:: TASK GOAL ::
Could you transcribe every record below exactly as written, leaving out any pictures?

————————

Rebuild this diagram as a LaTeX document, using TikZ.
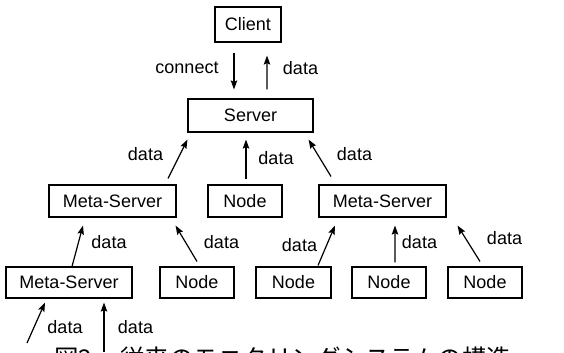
\documentclass[tikz,border=0pt]{standalone}
\usepackage{fontspec}
\setmainfont{Liberation Sans}
\newfontfamily\cjk{Noto Sans CJK JP}
\usetikzlibrary{arrows.meta}

\tikzset{
  box/.style={draw, line width=1.1bp, inner sep=0pt, minimum height=32bp,
              font=\fontsize{18bp}{20bp}\selectfont},
  lbl/.style={inner sep=0pt, font=\fontsize{18bp}{20bp}\selectfont},
  arr/.style={line width=1.2bp,
              -{Stealth[length=9bp,width=6.5bp,inset=1.5bp]}},
  captext/.style={anchor=base west, inner sep=0pt,
              font=\cjk\fontsize{24.5bp}{26bp}\selectfont},
}

\begin{document}
\begin{tikzpicture}[x=1bp,y=-1bp]
  \useasboundingbox (0,0) rectangle (564,352);
  \clip (0,0) rectangle (564,352);

  % top: client and server
  \node[box, minimum width=66bp, minimum height=35bp] (client) at (248,24.5) {Client};
  \node[box, minimum width=125bp, minimum height=33bp] (server) at (250.5,115.5) {Server};

  % second row
  \node[box, minimum width=127bp] (ms1) at (112.5,201) {Meta-Server};
  \node[box, minimum width=74bp]  (n1)  at (245,201)   {Node};
  \node[box, minimum width=127bp] (ms2) at (382.5,201) {Meta-Server};

  % third row
  \node[box, minimum width=126bp, minimum height=31bp] (ms3) at (69,282.5)  {Meta-Server};
  \node[box, minimum width=74bp,  minimum height=31bp] (n2)  at (197,282.5) {Node};
  \node[box, minimum width=75bp,  minimum height=31bp] (n3)  at (293.5,282.5) {Node};
  \node[box, minimum width=74bp,  minimum height=31bp] (n4)  at (389,282.5) {Node};
  \node[box, minimum width=74bp,  minimum height=31bp] (n5)  at (485,282.5) {Node};

  % incoming feeds below the lowest meta-server
  \coordinate (in1) at (27,343);
  \coordinate (in2) at (104,352);

  % client <-> server
  \draw[arr] ([shift={(-14,10)}]client.south) -- ([shift={(-16.5,-9)}]server.north);
  \draw[arr] ([shift={(16.5,-9)}]server.north) -- ([shift={(19,13)}]client.south);
  \node[lbl] (lconnect) at (187,68) {connect};
  \node[lbl] (ltop) at (300.5,68) {data};

  % second row -> server
  \draw[arr] ([shift={(55.5,-6)}]ms1.north) -- ([shift={(0,7)}]server.south west);
  \draw[arr] ([shift={(1,-5)}]n1.north) -- ([shift={(-4.5,7)}]server.south);
  \draw[arr] ([shift={(-51.5,-8)}]ms2.north) -- ([shift={(-5,7)}]server.south east);
  \node[lbl] (l1) at (145.5,154) {data};
  \node[lbl] (l2) at (276,158) {data};
  \node[lbl] (l3) at (354.5,154) {data};

  % third row -> second row
  \draw[arr] ([shift={(3,0)}]ms3.north) -- ([shift={(-29.5,8)}]ms1.south);
  \draw[arr] ([shift={(0,-5)}]n2.north) -- ([shift={(-1,8)}]ms1.south east);
  \draw[arr] ([shift={(24.5,-1)}]n3.north) -- ([shift={(-47.5,8)}]ms2.south);
  \draw[arr] ([shift={(6,-4)}]n4.north) -- ([shift={(12.5,8)}]ms2.south);
  \draw[arr] ([shift={(-5,-5)}]n5.north) -- ([shift={(11,8)}]ms2.south east);
  \node[lbl] (l4) at (109,242) {data};
  \node[lbl] (l5) at (221.5,242) {data};
  \node[lbl] (l6) at (299.5,245) {data};
  \node[lbl] (l7) at (419.5,242) {data};
  \node[lbl] (l8) at (504.5,238) {data};

  % feeds into the lowest meta-server
  \draw[arr] (in1) -- ([shift={(-24,4)}]ms3.south);
  \draw[arr] (in2) -- ([shift={(35,4)}]ms3.south);
  \node[lbl] (l9) at (65,327) {data};
  \node[lbl] (l10) at (135.5,327) {data};

  % caption, running off the lower edge
  \node[captext] (fig) at (54,367) {図2};
  \node[captext] (caption) at (120,367) {従来のモニタリングシステムの構造};
\end{tikzpicture}
\end{document}
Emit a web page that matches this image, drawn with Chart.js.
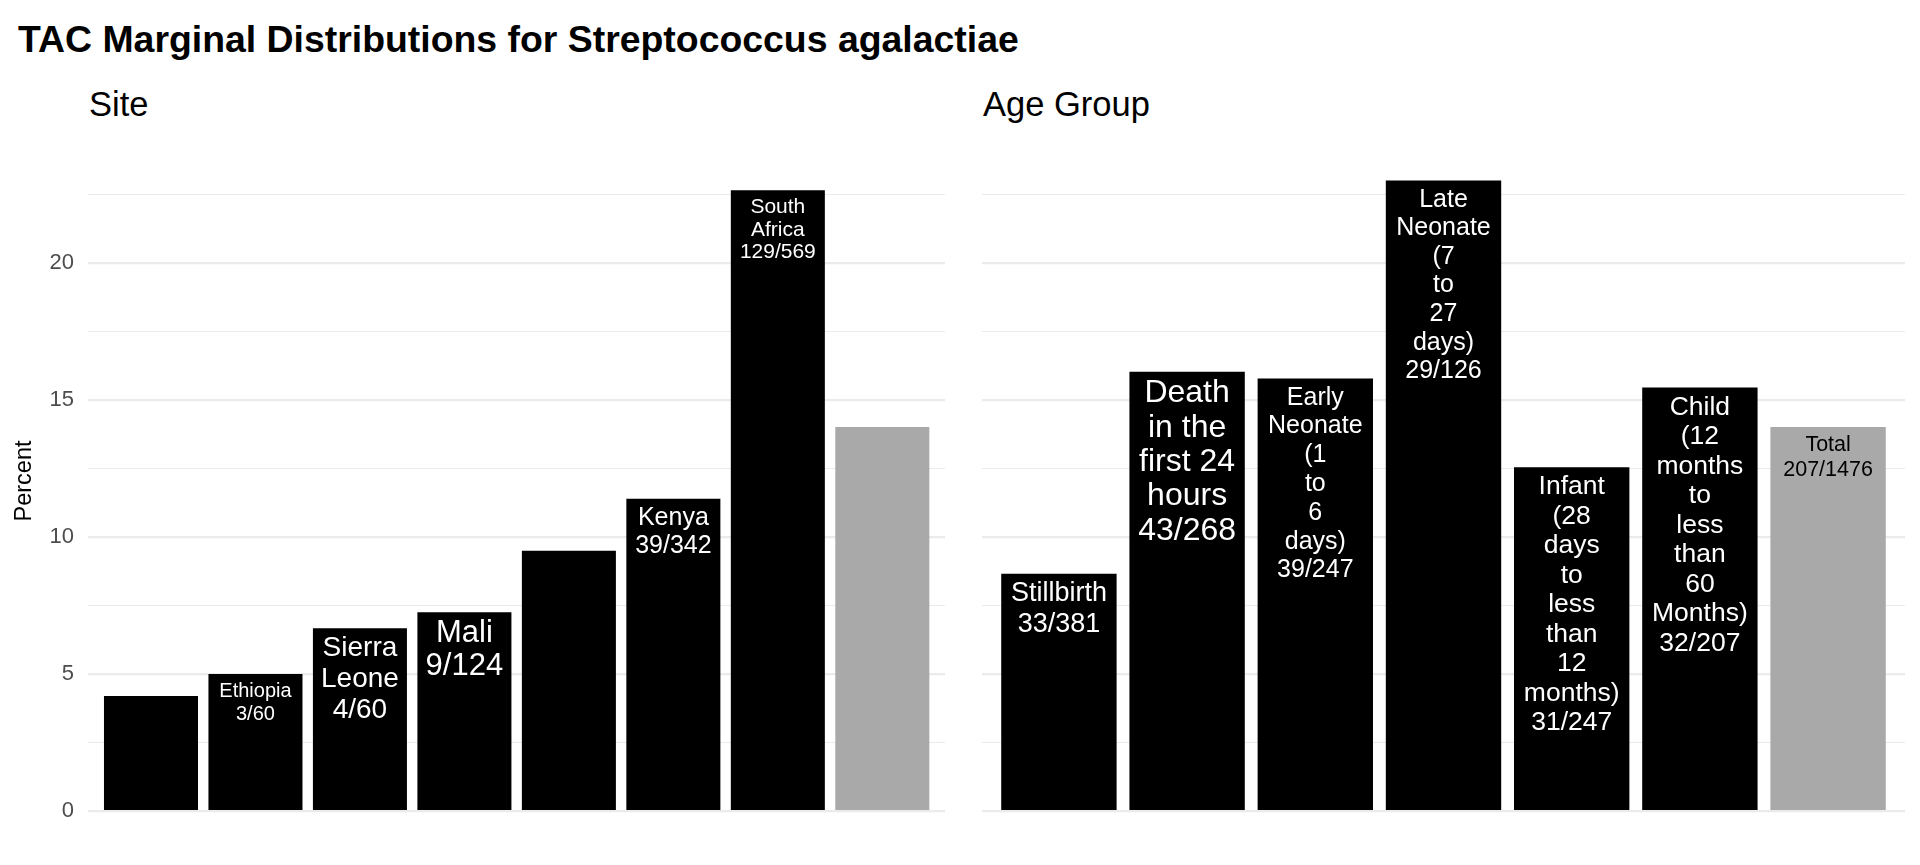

————————

:: TASK SOLUTION ::
Rebuild this diagram as a LaTeX document, using TikZ.
\documentclass[tikz,border=0pt]{standalone}
\usepackage{fontspec}
\setmainfont{Liberation Sans}
\newfontfamily\cjk{Noto Sans CJK JP}
\usetikzlibrary{arrows.meta}

\tikzset{
  box/.style={draw, line width=1.1bp, inner sep=0pt, minimum height=32bp,
              font=\fontsize{18bp}{20bp}\selectfont},
  lbl/.style={inner sep=0pt, font=\fontsize{18bp}{20bp}\selectfont},
  arr/.style={line width=1.2bp,
              -{Stealth[length=9bp,width=6.5bp,inset=1.5bp]}},
  captext/.style={anchor=base west, inner sep=0pt,
              font=\cjk\fontsize{24.5bp}{26bp}\selectfont},
}

\begin{document}
\begin{tikzpicture}[x=1bp,y=-1bp]
  \useasboundingbox (0,0) rectangle (564,352);
  \clip (0,0) rectangle (564,352);

  % top: client and server
  \node[box, minimum width=66bp, minimum height=35bp] (client) at (248,24.5) {Client};
  \node[box, minimum width=125bp, minimum height=33bp] (server) at (250.5,115.5) {Server};

  % second row
  \node[box, minimum width=127bp] (ms1) at (112.5,201) {Meta-Server};
  \node[box, minimum width=74bp]  (n1)  at (245,201)   {Node};
  \node[box, minimum width=127bp] (ms2) at (382.5,201) {Meta-Server};

  % third row
  \node[box, minimum width=126bp, minimum height=31bp] (ms3) at (69,282.5)  {Meta-Server};
  \node[box, minimum width=74bp,  minimum height=31bp] (n2)  at (197,282.5) {Node};
  \node[box, minimum width=75bp,  minimum height=31bp] (n3)  at (293.5,282.5) {Node};
  \node[box, minimum width=74bp,  minimum height=31bp] (n4)  at (389,282.5) {Node};
  \node[box, minimum width=74bp,  minimum height=31bp] (n5)  at (485,282.5) {Node};

  % incoming feeds below the lowest meta-server
  \coordinate (in1) at (27,343);
  \coordinate (in2) at (104,352);

  % client <-> server
  \draw[arr] ([shift={(-14,10)}]client.south) -- ([shift={(-16.5,-9)}]server.north);
  \draw[arr] ([shift={(16.5,-9)}]server.north) -- ([shift={(19,13)}]client.south);
  \node[lbl] (lconnect) at (187,68) {connect};
  \node[lbl] (ltop) at (300.5,68) {data};

  % second row -> server
  \draw[arr] ([shift={(55.5,-6)}]ms1.north) -- ([shift={(0,7)}]server.south west);
  \draw[arr] ([shift={(1,-5)}]n1.north) -- ([shift={(-4.5,7)}]server.south);
  \draw[arr] ([shift={(-51.5,-8)}]ms2.north) -- ([shift={(-5,7)}]server.south east);
  \node[lbl] (l1) at (145.5,154) {data};
  \node[lbl] (l2) at (276,158) {data};
  \node[lbl] (l3) at (354.5,154) {data};

  % third row -> second row
  \draw[arr] ([shift={(3,0)}]ms3.north) -- ([shift={(-29.5,8)}]ms1.south);
  \draw[arr] ([shift={(0,-5)}]n2.north) -- ([shift={(-1,8)}]ms1.south east);
  \draw[arr] ([shift={(24.5,-1)}]n3.north) -- ([shift={(-47.5,8)}]ms2.south);
  \draw[arr] ([shift={(6,-4)}]n4.north) -- ([shift={(12.5,8)}]ms2.south);
  \draw[arr] ([shift={(-5,-5)}]n5.north) -- ([shift={(11,8)}]ms2.south east);
  \node[lbl] (l4) at (109,242) {data};
  \node[lbl] (l5) at (221.5,242) {data};
  \node[lbl] (l6) at (299.5,245) {data};
  \node[lbl] (l7) at (419.5,242) {data};
  \node[lbl] (l8) at (504.5,238) {data};

  % feeds into the lowest meta-server
  \draw[arr] (in1) -- ([shift={(-24,4)}]ms3.south);
  \draw[arr] (in2) -- ([shift={(35,4)}]ms3.south);
  \node[lbl] (l9) at (65,327) {data};
  \node[lbl] (l10) at (135.5,327) {data};

  % caption, running off the lower edge
  \node[captext] (fig) at (54,367) {図2};
  \node[captext] (caption) at (120,367) {従来のモニタリングシステムの構造};
\end{tikzpicture}
\end{document}
Emit a web page that matches this image, drawn with Chart.js.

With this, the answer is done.